Il est minuit passé depuis quelques minutes, déjà, et des larmes s’écoulent doucement sur les joues de ce journaliste. Dans ses oreilles, les notes cristallines des chansons de l’artiste multidisciplinaire Viviane Audet, qui présentait récemment son troisième album, Les nuits avancent comme des camions blindés sur les filles.
Nom étrange pour un disque, peut-être. Nom étrange pour un titre de chanson, sans doute. Mais nom pertinent, nom percutant (sans mauvais jeu de mots). Percutant, d’ailleurs, est un terme bien choisi, à l’instar de ce disque, ces 10 pistes qui explorent un univers de douceur, oui, mais surtout de mélancolie, de tristesse, de douleur contenue.
À l’instar du regard de l’artiste sur sa photo de presse accompagnant l’album, en ligne, cet album est une invitation discrète à découvrir ce noeud brûlant, ce coeur à la fois battant et meurtri, ce monde écorché vif que l’on souhaite réparer tant bien que mal.
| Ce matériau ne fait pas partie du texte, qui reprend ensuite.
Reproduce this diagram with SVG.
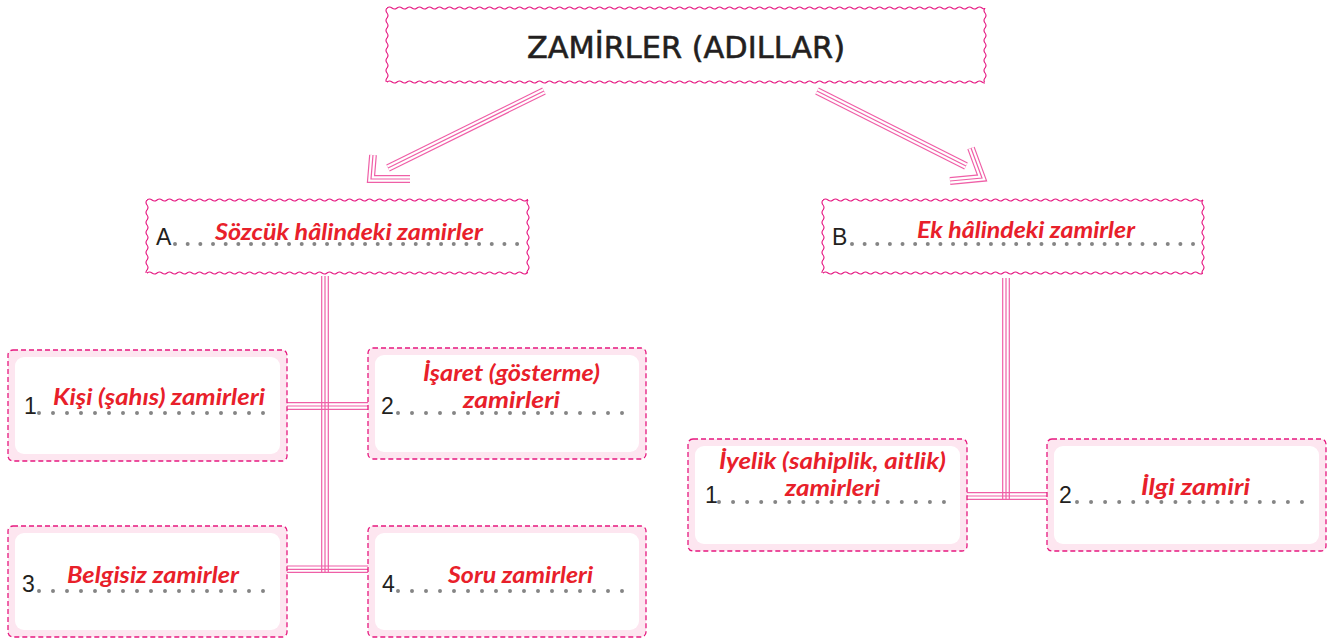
<svg xmlns="http://www.w3.org/2000/svg" width="1328" height="639" viewBox="0 0 1328 639">
<defs>
<pattern id="wh" width="10" height="6" patternUnits="userSpaceOnUse"><path d="M-5,3 Q-2.5,5 0,3 T5,3 T10,3 T15,3" fill="none" stroke="#e5137f" stroke-width="1.1"/></pattern>
<pattern id="wv" width="6" height="10" patternUnits="userSpaceOnUse"><path d="M3,-5 Q5,-2.5 3,0 T3,5 T3,10 T3,15" fill="none" stroke="#e5137f" stroke-width="1.1"/></pattern>
</defs>
<style>
.wh{fill:url(#wh)}
.wv{fill:url(#wv)}
.bg{fill:#fff}
.ob{fill:#fde6f0;stroke:#e6197f;stroke-width:1.3;stroke-dasharray:5 3}
.ib{fill:#fff}
.num{font-family:"Liberation Sans",Arial,sans-serif;font-size:23px;fill:#231f20}
.red{font-family:Lato,"Open Sans",sans-serif;font-style:italic;font-weight:bold;font-size:22px;fill:#e8202a}
.dots{stroke:#858585;stroke-width:4;stroke-linecap:round;fill:none}
.c1{fill:none;stroke:#ef5fa7;stroke-width:7.8;stroke-linejoin:miter}
.c2{fill:none;stroke:#fff;stroke-width:5.4;stroke-linejoin:miter}
.c3{fill:none;stroke:#ef5fa7;stroke-width:1.2;stroke-linejoin:miter}
.tl{stroke:#ef5fa7;stroke-width:1.2}
</style>
<rect width="1328" height="639" fill="#fff"/>

<g id="connectors">
<path class="c1" d="M544,91 L388,168"/><path class="c2" d="M544,91 L388,168"/><path class="c3" d="M544,91 L388,168"/>
<path class="c1" d="M373,155 L371,179 L410,179"/><path class="c2" d="M373,155 L371,179 L410,179"/><path class="c3" d="M373,155 L371,179 L410,179"/>
<path class="c1" d="M817,91 L966,166"/><path class="c2" d="M817,91 L966,166"/><path class="c3" d="M817,91 L966,166"/>
<path class="c1" d="M971,148 L982,178 L950,181"/><path class="c2" d="M971,148 L982,178 L950,181"/><path class="c3" d="M971,148 L982,178 L950,181"/>
<line class="tl" x1="321.7" y1="276" x2="321.7" y2="572"/>
<line class="tl" x1="325" y1="276" x2="325" y2="572"/>
<line class="tl" x1="328.3" y1="276" x2="328.3" y2="572"/>
<line class="tl" x1="287" y1="402.7" x2="368" y2="402.7"/>
<line class="tl" x1="287" y1="406" x2="368" y2="406"/>
<line class="tl" x1="287" y1="409.3" x2="368" y2="409.3"/>
<line class="tl" x1="287" y1="566" x2="368" y2="566"/>
<line class="tl" x1="287" y1="569.3" x2="368" y2="569.3"/>
<line class="tl" x1="287" y1="572.3" x2="368" y2="572.3"/>
<line class="tl" x1="1002.7" y1="278" x2="1002.7" y2="500"/>
<line class="tl" x1="1006" y1="278" x2="1006" y2="500"/>
<line class="tl" x1="1009.3" y1="278" x2="1009.3" y2="500"/>
<line class="tl" x1="967" y1="492.7" x2="1047" y2="492.7"/>
<line class="tl" x1="967" y1="496" x2="1047" y2="496"/>
<line class="tl" x1="967" y1="499.3" x2="1047" y2="499.3"/>
</g>

<g id="root">
<rect class="bg" x="387" y="8" width="598" height="74"/>
<rect class="wh" transform="translate(387,5)" width="598" height="6"/>
<rect class="wh" transform="translate(387,79)" width="598" height="6"/>
<rect class="wv" transform="translate(384,8)" width="6" height="74"/>
<rect class="wv" transform="translate(982,8)" width="6" height="74"/>
<text x="686" y="58" text-anchor="middle" font-family="'DejaVu Sans',sans-serif" font-size="31" fill="#231f20" stroke="#231f20" stroke-width="0.6" textLength="318" lengthAdjust="spacingAndGlyphs">ZAMİRLER (ADILLAR)</text>
</g>

<g id="nodeA">
<rect class="bg" x="147" y="200" width="381" height="73"/>
<rect class="wh" transform="translate(147,197)" width="381" height="6"/>
<rect class="wh" transform="translate(147,270)" width="381" height="6"/>
<rect class="wv" transform="translate(144,200)" width="6" height="73"/>
<rect class="wv" transform="translate(525,200)" width="6" height="73"/>
<text class="num" x="156" y="245" font-size="25">A</text>
<line class="dots" x1="175" y1="244" x2="517.5" y2="244" stroke-dasharray="0 12.67"/>
<text class="red" x="215" y="240" font-size="25" textLength="268" lengthAdjust="spacingAndGlyphs">Sözcük hâlindeki zamirler</text>
</g>

<g id="nodeB">
<rect class="bg" x="823" y="200" width="380" height="73"/>
<rect class="wh" transform="translate(823,197)" width="380" height="6"/>
<rect class="wh" transform="translate(823,270)" width="380" height="6"/>
<rect class="wv" transform="translate(820,200)" width="6" height="73"/>
<rect class="wv" transform="translate(1200,200)" width="6" height="73"/>
<text class="num" x="832" y="245" font-size="25">B</text>
<line class="dots" x1="852" y1="244" x2="1193.5" y2="244" stroke-dasharray="0 12.63"/>
<text class="red" x="917" y="238" font-size="25" textLength="218" lengthAdjust="spacingAndGlyphs">Ek hâlindeki zamirler</text>
</g>

<g id="nodeA1">
<rect class="ob" x="8" y="350" width="279" height="111" rx="5"/>
<rect class="ib" x="15" y="357" width="265" height="97" rx="9"/>
<text class="num" x="24" y="414">1</text>
<line class="dots" x1="39" y1="413" x2="263.5" y2="413" stroke-dasharray="0 14"/>
<text class="red" x="53" y="405" textLength="212" lengthAdjust="spacingAndGlyphs">Kişi (şahıs) zamirleri</text>
</g>

<g id="nodeA2">
<rect class="ob" x="368" y="348" width="278" height="111" rx="5"/>
<rect class="ib" x="375" y="355" width="264" height="97" rx="9"/>
<text class="num" x="381" y="414">2</text>
<line class="dots" x1="398" y1="413" x2="622.5" y2="413" stroke-dasharray="0 14"/>
<text class="red" x="423" y="381" font-size="21" textLength="177" lengthAdjust="spacingAndGlyphs">İşaret (gösterme)</text>
<text class="red" x="463" y="408" font-size="21" textLength="97" lengthAdjust="spacingAndGlyphs">zamirleri</text>
</g>

<g id="nodeA3">
<rect class="ob" x="8" y="526" width="279" height="111" rx="5"/>
<rect class="ib" x="15" y="533" width="265" height="97" rx="9"/>
<text class="num" x="22" y="592">3</text>
<line class="dots" x1="39" y1="591" x2="263.5" y2="591" stroke-dasharray="0 14"/>
<text class="red" x="67" y="583" textLength="172" lengthAdjust="spacingAndGlyphs">Belgisiz zamirler</text>
</g>

<g id="nodeA4">
<rect class="ob" x="368" y="526" width="278" height="111" rx="5"/>
<rect class="ib" x="375" y="533" width="264" height="97" rx="9"/>
<text class="num" x="382" y="592">4</text>
<line class="dots" x1="398" y1="591" x2="622.5" y2="591" stroke-dasharray="0 14"/>
<text class="red" x="448" y="583" textLength="145" lengthAdjust="spacingAndGlyphs">Soru zamirleri</text>
</g>

<g id="nodeB1">
<rect class="ob" x="688" y="439" width="279" height="112" rx="5"/>
<rect class="ib" x="695" y="446" width="265" height="98" rx="9"/>
<text class="num" x="705" y="503">1</text>
<line class="dots" x1="719" y1="502" x2="944.5" y2="502" stroke-dasharray="0 14.06"/>
<text class="red" x="719" y="469" font-size="21" textLength="227" lengthAdjust="spacingAndGlyphs">İyelik (sahiplik, aitlik)</text>
<text class="red" x="785" y="496" font-size="21" textLength="95" lengthAdjust="spacingAndGlyphs">zamirleri</text>
</g>

<g id="nodeB2">
<rect class="ob" x="1047" y="439" width="279" height="112" rx="5"/>
<rect class="ib" x="1054" y="446" width="265" height="98" rx="9"/>
<text class="num" x="1059" y="503">2</text>
<line class="dots" x1="1077" y1="502" x2="1302.5" y2="502" stroke-dasharray="0 14.06"/>
<text class="red" x="1141" y="495" textLength="109" lengthAdjust="spacingAndGlyphs">İlgi zamiri</text>
</g>
</svg>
Prends ma main; on peut se perdre, c’est pas loin, chante Mme Audet sur la pièce Tu peux tomber. C’est cette simplicité qui nous enveloppe, qui nous cajole. Mais cette caresse musicale cache forcément quelque chose qui a fait mal; l’album n’est pas un disque d’amour. Ou peut-être un disque sur un amour perdu, sur un deuil qu’il est nécessaire de faire? Un deuil dont chaque morceau intercalaire Anthèse représente le début d’une nouvelle phase?
Point de déni ou de colère ici, pourtant; le mélomane se laisse emporter par les magnifiques mélodies, les paroles qui vont droit au coeur. Et le journaliste, lui, se prend à imaginer une pluie qui tombe à l’extérieur, tandis que dans la pièce un peu humide, devant un feu qui meurt peu à peu, deux individus, anciens amants ou amoureux éprouvés, finissent chacun par tendre la main vers l’autre, histoire que leurs doigts s’enlacent. Peut-être pour la dernière fois, ou pour renouer la flamme, impossible de le savoir.
Tu flétriras… tu flétriras, entend-on encore sur ce magnifique album, cette fois sur la première pièce, La botanique. Signe annonciateur d’un amour qui se termine? Porte entrouverte sur cette douloureuse beauté qui nous prendra aux tripes et ouvrira nos canaux lacrymaux?
Il aurait été possible de classer cet album avec toutes les autres propositions pop provenant de la sphère musicale québécoise – et elles sont nombreuses. Mais agir de la sorte aurait été une grave erreur: ce nouveau disque de Viviane Audet est non seulement douloureusement beau, il est incontournable.